**Exercise requirements**
Return each line of the data below exactly, omitting any pictures.

━━━━━━━━━━

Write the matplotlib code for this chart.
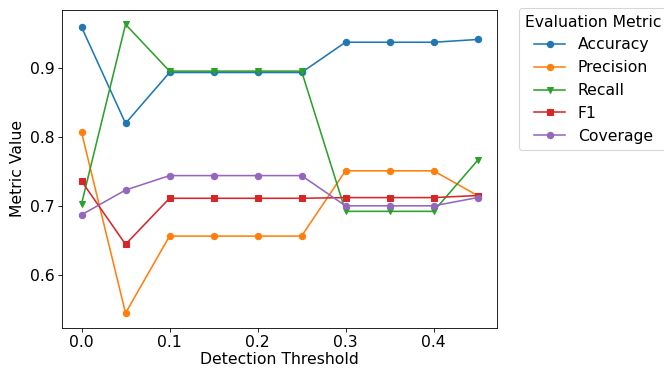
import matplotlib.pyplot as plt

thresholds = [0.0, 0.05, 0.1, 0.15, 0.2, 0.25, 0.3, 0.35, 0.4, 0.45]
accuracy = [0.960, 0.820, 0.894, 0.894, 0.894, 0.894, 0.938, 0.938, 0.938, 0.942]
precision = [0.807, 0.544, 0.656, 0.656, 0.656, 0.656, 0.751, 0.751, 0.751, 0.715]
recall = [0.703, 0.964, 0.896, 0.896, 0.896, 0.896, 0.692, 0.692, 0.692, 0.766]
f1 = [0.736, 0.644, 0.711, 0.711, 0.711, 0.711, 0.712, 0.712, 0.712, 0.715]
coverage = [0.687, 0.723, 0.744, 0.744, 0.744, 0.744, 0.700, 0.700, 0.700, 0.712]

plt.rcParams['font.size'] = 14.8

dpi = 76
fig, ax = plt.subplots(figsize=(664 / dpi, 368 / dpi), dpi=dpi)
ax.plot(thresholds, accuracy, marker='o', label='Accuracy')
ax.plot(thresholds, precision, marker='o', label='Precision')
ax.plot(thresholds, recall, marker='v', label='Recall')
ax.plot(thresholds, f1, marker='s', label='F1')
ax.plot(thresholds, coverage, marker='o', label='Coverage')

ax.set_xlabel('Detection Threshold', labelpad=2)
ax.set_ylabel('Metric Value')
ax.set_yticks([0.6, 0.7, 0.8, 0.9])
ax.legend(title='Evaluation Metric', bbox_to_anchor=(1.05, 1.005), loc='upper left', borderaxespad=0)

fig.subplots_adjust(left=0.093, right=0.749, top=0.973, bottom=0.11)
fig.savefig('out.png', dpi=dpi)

━━━━━━━━━━

**Final answer**
Write the matplotlib code for this chart.
import matplotlib.pyplot as plt

thresholds = [0.0, 0.05, 0.1, 0.15, 0.2, 0.25, 0.3, 0.35, 0.4, 0.45]
accuracy = [0.960, 0.820, 0.894, 0.894, 0.894, 0.894, 0.938, 0.938, 0.938, 0.942]
precision = [0.807, 0.544, 0.656, 0.656, 0.656, 0.656, 0.751, 0.751, 0.751, 0.715]
recall = [0.703, 0.964, 0.896, 0.896, 0.896, 0.896, 0.692, 0.692, 0.692, 0.766]
f1 = [0.736, 0.644, 0.711, 0.711, 0.711, 0.711, 0.712, 0.712, 0.712, 0.715]
coverage = [0.687, 0.723, 0.744, 0.744, 0.744, 0.744, 0.700, 0.700, 0.700, 0.712]

plt.rcParams['font.size'] = 14.8

dpi = 76
fig, ax = plt.subplots(figsize=(664 / dpi, 368 / dpi), dpi=dpi)
ax.plot(thresholds, accuracy, marker='o', label='Accuracy')
ax.plot(thresholds, precision, marker='o', label='Precision')
ax.plot(thresholds, recall, marker='v', label='Recall')
ax.plot(thresholds, f1, marker='s', label='F1')
ax.plot(thresholds, coverage, marker='o', label='Coverage')

ax.set_xlabel('Detection Threshold', labelpad=2)
ax.set_ylabel('Metric Value')
ax.set_yticks([0.6, 0.7, 0.8, 0.9])
ax.legend(title='Evaluation Metric', bbox_to_anchor=(1.05, 1.005), loc='upper left', borderaxespad=0)

fig.subplots_adjust(left=0.093, right=0.749, top=0.973, bottom=0.11)
fig.savefig('out.png', dpi=dpi)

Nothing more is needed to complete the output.